» WRITTEN EXERCISE
Pull out from the material below all lines with "this".

- - - - -

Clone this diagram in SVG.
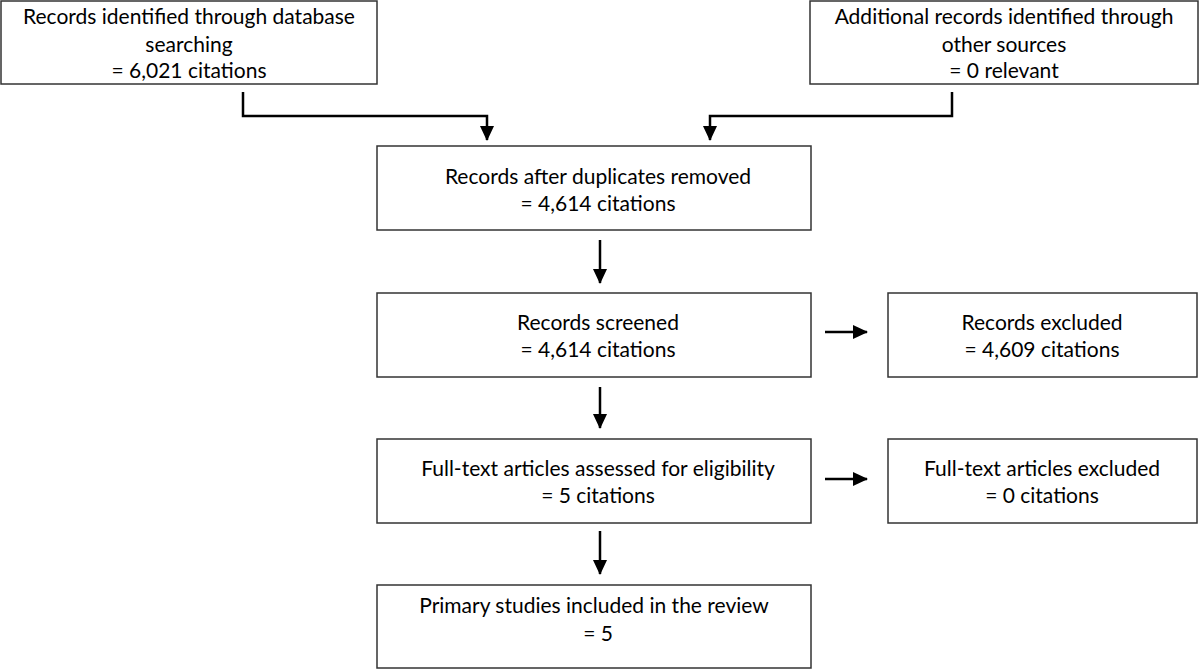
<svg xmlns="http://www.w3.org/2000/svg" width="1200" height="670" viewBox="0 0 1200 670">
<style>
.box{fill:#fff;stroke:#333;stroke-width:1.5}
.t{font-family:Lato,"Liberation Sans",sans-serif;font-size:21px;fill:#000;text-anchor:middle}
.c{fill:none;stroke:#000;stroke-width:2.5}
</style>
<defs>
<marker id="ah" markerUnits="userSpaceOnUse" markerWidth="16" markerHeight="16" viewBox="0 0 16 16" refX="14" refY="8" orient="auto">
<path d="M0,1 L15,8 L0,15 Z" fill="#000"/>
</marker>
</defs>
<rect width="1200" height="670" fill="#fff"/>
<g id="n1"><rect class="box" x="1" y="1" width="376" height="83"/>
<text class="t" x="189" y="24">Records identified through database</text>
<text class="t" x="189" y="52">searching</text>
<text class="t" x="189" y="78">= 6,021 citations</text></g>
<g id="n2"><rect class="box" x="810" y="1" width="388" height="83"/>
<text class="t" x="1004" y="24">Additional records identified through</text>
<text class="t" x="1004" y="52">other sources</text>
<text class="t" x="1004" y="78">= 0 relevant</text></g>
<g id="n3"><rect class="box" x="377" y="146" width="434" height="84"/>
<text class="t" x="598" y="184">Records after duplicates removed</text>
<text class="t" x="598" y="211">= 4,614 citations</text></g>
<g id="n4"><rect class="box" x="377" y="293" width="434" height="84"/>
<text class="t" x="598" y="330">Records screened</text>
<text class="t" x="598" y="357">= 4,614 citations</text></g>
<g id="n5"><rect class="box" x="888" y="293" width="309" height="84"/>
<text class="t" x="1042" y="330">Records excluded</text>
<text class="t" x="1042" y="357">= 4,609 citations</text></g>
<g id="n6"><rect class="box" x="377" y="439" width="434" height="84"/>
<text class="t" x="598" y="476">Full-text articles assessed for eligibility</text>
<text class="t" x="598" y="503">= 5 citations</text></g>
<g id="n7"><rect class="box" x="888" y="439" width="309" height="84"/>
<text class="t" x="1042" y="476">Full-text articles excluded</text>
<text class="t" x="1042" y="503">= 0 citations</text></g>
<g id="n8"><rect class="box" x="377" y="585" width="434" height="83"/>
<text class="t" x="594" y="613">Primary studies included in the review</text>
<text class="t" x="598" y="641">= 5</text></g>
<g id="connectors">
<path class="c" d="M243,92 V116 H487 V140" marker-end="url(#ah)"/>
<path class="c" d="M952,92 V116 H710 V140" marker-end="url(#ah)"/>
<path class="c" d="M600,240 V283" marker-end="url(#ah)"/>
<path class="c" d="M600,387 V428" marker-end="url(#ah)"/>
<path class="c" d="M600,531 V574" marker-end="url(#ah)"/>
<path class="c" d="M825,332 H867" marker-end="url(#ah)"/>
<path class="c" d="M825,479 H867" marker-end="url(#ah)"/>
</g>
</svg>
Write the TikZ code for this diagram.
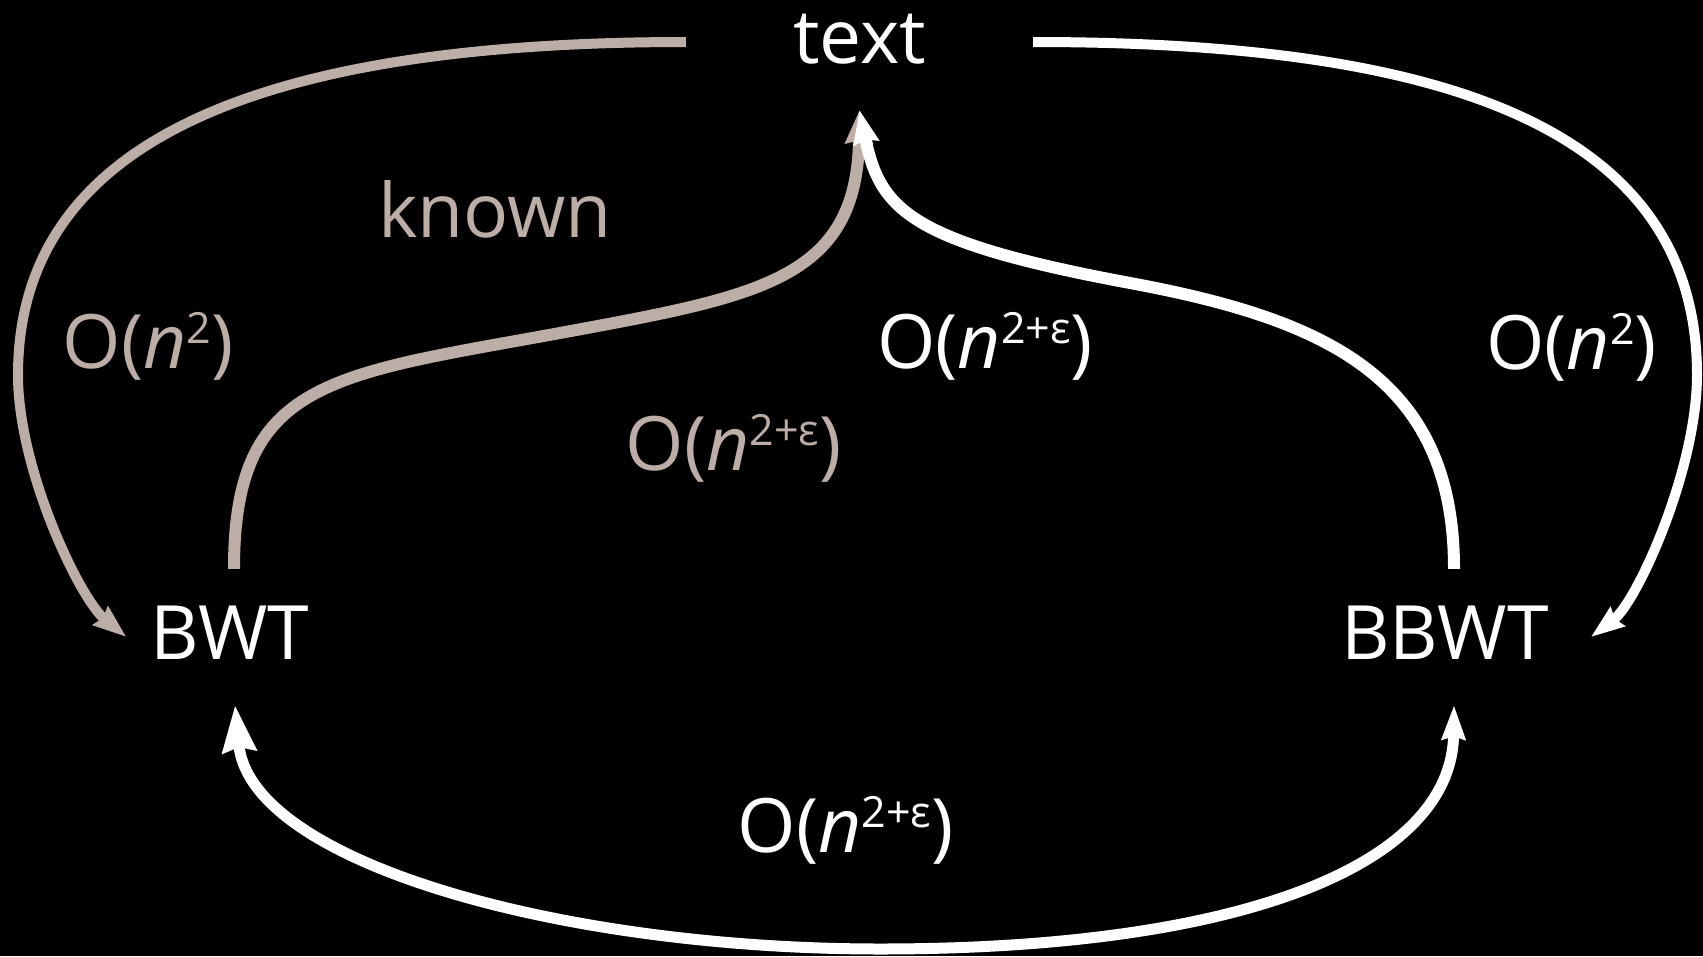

- - - - -

» REPLY TO THE EXERCISE
Clone this diagram in SVG.
Write the TikZ code for this diagram.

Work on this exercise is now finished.